Obwohl er hier „in seinem eigenen Kosmos“ lebt und abends noch immer in den letzten Punkschuppen dieser Stadt als DJ auflegt, sagt auch er, dass sich das Erscheinungsbild von Punk verändert habe. Zwar gebe es ihn immer noch, „den Punk“. Zum Beispiel neulich, bei einem Konzert der Londoner Punkband Peter and the Test Tube Babies, die es seit fast vierzig Jahren gibt. „Da sah eigentlich fast alles aus wie immer“, sagt Voss. Nur: „Es sind halt immer auch Leute in meinem Alter dabei“, sagt der Mann mit der Berliner Schnauze und der sorgfältig verwuschelten, blondierten Frisur. „Viele von denen haben halt überhaupt keine Haare mehr auf dem Kopf, die sie hochstellen könnten“, lacht er in einer Art und Weise, dass es auch ein bisschen nach Schadenfreude klingt.
Henry Voss, Punk-Veteran
Banker in feinem Zwirn
Eigentlich, meint Voss, sei Punk schon lange keine Jugendkultur und auch keine Mode mehr. Punk sei eine Lebenseinstellung geworden. Und Lebenseinstellungen sieht man halt nicht immer auf den ersten Blick. Voss sagt, dass bei ihm auch viele Banker in feinem Zwirn einkaufen gingen. Und obwohl sie so spießig aussähen, trauten sie sich was. Sie fragten auch mal nach einer alten Platte von Black Flag, einer der einflussreichsten Bands der frühen amerikanischen Hardcore-Szene.

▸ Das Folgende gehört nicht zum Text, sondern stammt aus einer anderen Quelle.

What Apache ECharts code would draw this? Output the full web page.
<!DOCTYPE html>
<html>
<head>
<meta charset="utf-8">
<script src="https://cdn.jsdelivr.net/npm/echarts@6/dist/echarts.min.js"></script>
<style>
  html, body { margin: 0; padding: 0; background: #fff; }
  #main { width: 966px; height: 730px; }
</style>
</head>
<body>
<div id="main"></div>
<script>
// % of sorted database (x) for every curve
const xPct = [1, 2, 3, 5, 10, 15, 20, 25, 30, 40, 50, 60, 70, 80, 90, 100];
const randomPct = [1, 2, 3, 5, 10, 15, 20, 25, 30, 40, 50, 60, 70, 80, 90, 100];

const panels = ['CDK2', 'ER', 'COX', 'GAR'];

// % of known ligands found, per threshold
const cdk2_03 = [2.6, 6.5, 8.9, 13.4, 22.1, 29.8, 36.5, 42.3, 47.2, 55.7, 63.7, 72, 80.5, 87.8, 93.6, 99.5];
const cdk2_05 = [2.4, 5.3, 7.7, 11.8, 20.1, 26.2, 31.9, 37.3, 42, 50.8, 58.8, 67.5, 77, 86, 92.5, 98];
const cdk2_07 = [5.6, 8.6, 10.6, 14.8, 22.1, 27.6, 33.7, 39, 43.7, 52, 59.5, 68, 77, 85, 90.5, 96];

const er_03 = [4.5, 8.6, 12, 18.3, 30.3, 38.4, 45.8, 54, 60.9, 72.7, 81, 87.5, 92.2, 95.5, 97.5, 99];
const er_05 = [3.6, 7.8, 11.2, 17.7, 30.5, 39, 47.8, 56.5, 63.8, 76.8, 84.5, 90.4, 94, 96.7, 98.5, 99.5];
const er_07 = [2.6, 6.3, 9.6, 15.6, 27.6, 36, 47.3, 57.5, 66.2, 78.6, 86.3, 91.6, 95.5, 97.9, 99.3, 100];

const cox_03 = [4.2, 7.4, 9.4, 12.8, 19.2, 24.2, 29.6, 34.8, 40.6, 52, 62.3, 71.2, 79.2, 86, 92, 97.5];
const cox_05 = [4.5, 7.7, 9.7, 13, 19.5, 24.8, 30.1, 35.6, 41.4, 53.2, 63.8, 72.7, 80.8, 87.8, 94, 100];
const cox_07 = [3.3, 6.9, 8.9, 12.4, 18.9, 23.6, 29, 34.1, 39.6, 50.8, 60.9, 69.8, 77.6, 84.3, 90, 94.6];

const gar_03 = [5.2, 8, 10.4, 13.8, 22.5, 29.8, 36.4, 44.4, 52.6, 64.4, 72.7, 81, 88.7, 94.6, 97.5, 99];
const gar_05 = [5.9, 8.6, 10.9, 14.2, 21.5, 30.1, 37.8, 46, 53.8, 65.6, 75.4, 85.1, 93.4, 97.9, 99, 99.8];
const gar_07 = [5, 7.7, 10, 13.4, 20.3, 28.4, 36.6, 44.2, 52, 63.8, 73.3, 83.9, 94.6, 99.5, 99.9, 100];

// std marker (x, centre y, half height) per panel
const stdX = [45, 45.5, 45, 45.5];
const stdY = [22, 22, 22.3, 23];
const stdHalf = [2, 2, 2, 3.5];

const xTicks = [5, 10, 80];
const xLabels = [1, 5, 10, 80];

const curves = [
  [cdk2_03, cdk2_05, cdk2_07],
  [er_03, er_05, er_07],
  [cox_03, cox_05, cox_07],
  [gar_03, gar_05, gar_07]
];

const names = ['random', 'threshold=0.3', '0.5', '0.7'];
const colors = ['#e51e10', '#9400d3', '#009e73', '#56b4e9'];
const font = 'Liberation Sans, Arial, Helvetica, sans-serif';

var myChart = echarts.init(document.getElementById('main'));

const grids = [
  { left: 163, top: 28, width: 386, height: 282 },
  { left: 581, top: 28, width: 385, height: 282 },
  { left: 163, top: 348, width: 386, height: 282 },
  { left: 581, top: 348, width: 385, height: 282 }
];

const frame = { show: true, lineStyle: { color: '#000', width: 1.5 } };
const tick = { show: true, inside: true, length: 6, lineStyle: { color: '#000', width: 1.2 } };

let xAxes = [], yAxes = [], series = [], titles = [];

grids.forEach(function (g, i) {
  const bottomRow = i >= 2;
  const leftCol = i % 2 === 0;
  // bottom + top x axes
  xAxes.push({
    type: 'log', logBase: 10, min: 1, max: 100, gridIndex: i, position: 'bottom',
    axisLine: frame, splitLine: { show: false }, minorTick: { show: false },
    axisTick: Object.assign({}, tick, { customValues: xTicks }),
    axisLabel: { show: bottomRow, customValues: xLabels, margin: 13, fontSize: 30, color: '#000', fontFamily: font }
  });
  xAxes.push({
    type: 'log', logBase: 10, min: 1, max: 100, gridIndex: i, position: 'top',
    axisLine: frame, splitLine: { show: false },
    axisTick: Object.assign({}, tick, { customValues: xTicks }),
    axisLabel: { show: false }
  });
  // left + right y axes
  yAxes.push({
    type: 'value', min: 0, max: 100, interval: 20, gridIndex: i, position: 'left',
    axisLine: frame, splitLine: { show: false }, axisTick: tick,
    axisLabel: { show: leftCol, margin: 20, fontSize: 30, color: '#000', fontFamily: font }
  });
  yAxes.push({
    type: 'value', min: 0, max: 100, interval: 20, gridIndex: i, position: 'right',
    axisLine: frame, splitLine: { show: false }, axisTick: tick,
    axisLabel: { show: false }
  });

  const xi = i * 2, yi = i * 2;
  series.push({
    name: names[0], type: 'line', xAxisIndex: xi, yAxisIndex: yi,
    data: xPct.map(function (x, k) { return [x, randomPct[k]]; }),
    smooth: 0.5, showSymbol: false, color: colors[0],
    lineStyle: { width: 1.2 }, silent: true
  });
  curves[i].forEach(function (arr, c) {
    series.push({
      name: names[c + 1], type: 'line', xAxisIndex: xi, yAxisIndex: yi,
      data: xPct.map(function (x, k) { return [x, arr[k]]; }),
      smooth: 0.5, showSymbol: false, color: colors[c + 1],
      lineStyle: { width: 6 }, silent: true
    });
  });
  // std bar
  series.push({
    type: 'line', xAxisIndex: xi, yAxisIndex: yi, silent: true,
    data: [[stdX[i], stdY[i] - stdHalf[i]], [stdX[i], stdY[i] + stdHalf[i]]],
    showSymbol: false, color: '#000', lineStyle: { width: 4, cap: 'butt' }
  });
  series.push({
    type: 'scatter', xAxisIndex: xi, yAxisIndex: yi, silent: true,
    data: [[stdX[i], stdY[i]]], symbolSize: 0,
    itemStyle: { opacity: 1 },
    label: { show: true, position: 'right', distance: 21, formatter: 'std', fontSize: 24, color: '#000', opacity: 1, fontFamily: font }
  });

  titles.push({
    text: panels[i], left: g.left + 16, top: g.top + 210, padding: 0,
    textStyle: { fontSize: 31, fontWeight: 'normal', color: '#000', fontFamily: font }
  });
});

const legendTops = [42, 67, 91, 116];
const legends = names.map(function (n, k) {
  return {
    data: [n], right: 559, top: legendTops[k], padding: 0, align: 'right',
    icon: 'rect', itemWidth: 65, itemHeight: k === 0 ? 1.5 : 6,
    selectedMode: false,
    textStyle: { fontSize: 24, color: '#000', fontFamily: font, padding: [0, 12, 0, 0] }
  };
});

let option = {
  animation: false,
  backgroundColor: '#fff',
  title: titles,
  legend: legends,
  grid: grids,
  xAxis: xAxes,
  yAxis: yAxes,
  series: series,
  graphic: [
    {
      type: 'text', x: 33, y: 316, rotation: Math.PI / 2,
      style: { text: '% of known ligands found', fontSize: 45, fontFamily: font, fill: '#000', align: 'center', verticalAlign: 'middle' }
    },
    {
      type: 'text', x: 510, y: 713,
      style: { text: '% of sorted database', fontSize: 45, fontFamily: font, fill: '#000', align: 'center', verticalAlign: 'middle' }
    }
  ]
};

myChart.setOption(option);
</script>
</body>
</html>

Andere Leute kaufen sich bei H&M ein T-Shirt mit Ramones-Aufdruck, um rebellisch auszusehen. Dabei haben sie noch keinen Song dieser großartigen New Yorker Band gehört, die Punk losgetreten hat wie kaum eine andere. So kommt es, dass ein Banker punkiger sein kann als einer, der Punk auf dem Shirt trägt.
So oder so: Es gehe bei Punk darum, meint Voss, gegen alles zu sein. Und dabei Spaß zu haben. Auch wenn er demnächst 50 wird und sich „die Sache mit dem No Future irgendwie überholt hat“, grinst er.

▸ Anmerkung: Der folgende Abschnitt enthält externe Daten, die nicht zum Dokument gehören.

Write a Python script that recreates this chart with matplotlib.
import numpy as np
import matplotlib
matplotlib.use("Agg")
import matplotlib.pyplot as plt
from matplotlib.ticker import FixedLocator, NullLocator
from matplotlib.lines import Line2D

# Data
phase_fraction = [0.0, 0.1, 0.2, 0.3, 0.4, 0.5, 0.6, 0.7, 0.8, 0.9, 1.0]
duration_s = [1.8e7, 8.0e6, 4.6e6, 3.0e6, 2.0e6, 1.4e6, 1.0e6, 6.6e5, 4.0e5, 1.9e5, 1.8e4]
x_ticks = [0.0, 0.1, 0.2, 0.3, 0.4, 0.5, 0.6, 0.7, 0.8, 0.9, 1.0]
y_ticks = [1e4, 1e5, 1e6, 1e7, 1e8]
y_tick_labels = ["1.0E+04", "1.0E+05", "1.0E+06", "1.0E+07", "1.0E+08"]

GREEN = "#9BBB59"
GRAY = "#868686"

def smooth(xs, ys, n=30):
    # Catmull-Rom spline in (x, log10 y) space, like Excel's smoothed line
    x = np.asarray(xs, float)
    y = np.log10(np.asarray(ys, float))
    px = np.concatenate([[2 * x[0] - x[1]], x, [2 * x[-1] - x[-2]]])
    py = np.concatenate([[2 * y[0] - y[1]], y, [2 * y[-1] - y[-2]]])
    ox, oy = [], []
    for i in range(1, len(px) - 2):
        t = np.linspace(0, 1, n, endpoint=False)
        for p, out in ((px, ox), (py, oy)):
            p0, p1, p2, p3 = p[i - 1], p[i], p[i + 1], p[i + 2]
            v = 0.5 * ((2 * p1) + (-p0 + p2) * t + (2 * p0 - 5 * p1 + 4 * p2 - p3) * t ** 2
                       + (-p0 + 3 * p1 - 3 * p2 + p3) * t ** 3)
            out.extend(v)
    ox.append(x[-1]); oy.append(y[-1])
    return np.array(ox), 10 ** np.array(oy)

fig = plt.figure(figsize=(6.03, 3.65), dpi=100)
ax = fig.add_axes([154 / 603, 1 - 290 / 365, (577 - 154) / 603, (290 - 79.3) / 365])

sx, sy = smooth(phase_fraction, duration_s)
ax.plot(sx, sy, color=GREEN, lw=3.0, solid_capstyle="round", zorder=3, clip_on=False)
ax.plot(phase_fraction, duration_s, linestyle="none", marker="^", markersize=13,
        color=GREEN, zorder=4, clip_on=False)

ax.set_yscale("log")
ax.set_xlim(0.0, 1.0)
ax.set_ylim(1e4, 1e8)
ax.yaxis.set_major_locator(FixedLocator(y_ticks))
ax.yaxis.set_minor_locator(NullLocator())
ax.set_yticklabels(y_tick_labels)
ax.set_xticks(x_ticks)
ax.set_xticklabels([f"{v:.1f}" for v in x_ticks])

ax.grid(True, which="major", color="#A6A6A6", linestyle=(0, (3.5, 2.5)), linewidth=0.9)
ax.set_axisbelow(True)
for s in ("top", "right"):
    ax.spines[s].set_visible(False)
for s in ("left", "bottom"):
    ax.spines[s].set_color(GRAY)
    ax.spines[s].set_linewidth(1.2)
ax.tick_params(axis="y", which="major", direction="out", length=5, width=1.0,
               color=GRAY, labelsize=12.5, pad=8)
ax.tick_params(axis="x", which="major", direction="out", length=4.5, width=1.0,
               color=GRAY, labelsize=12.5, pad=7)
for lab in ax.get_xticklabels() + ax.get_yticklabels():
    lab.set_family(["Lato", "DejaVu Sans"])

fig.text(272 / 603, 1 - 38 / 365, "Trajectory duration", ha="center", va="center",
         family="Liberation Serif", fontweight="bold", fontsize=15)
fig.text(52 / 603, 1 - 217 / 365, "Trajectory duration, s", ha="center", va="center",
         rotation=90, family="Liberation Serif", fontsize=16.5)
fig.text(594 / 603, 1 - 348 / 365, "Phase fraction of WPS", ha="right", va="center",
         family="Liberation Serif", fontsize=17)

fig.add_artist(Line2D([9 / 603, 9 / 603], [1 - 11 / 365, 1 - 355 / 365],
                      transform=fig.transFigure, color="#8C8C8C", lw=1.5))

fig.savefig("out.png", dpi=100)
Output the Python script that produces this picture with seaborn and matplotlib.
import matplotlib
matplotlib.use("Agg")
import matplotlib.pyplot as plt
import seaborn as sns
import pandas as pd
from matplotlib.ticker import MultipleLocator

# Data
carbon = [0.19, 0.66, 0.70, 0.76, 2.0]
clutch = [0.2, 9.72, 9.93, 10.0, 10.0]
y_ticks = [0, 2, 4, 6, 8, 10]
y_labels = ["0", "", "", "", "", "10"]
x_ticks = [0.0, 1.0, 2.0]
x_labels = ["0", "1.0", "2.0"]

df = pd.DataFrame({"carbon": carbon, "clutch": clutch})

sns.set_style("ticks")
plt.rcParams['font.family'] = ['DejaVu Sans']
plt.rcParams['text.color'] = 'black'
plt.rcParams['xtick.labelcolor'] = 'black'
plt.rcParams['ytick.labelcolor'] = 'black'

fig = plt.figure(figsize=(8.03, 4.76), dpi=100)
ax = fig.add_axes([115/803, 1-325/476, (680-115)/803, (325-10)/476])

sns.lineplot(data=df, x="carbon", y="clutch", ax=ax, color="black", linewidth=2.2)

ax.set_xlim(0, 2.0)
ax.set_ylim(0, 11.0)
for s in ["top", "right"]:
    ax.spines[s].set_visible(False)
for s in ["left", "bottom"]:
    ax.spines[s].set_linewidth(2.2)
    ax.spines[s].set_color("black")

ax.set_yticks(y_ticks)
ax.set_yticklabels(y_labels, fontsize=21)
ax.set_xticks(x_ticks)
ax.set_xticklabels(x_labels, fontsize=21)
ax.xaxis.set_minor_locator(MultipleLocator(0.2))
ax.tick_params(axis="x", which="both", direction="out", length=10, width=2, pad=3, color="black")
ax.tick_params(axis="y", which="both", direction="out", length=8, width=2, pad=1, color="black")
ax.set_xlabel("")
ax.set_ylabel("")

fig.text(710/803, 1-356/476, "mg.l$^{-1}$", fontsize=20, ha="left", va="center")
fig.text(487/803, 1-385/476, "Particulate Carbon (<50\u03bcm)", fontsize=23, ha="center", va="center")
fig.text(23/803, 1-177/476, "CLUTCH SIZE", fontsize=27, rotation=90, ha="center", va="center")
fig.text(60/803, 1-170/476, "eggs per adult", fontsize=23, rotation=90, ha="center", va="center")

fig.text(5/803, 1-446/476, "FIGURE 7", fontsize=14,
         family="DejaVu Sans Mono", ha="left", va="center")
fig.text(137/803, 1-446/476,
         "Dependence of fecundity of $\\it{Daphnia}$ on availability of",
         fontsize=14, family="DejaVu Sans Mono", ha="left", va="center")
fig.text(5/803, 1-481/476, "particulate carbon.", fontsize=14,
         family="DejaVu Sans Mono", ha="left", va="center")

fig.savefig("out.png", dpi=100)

Womöglich hätte man diesen Text auch anders schreiben können. Vielleicht erinnern Sie sich, liebe/r Leser/in, noch an Shane MacGowan, den Sänger der irischen Folk-Punkband The Pogues? An den Mann mit den schlechten Zähnen? Den Mann, den Musikerin Sinnéad O’Connor einmal bei der Londoner Polizei wegen Drogenbesitzes anzeigte – im verzweifelten Versuch, wie sie sagte, ihn vom Heroin abzubringen? Jedenfalls verlor MacGowan im Jahr 2008 seinen allerletzten natürlichen Zahn. Anfang 2016 wurden dem Sänger dann in einer neunstündigen Operation 28 neue eingesetzt. In einer in Irland ausgestrahlten Dokumentation konnten sich Fans die Behandlung im Fernsehen anschauen. Sie durften sogar Zeuge werden, wie MacGowan seinen ersten Apfel seit 20 Jahren aß.
Irgendwo im Untergrund
Man kann es so sehen: Punk ist tot, wenn Shane MacGowan Wert auf gute Zähne legt. Man kann es aber auch anders sehen: Punk mag unsichtbar geworden sein, lebt aber irgendwo weiter im Untergrund. Denn immerhin hat der Punker MacGowan ein genial absurdes Theater aus seiner Verschönerung gemacht.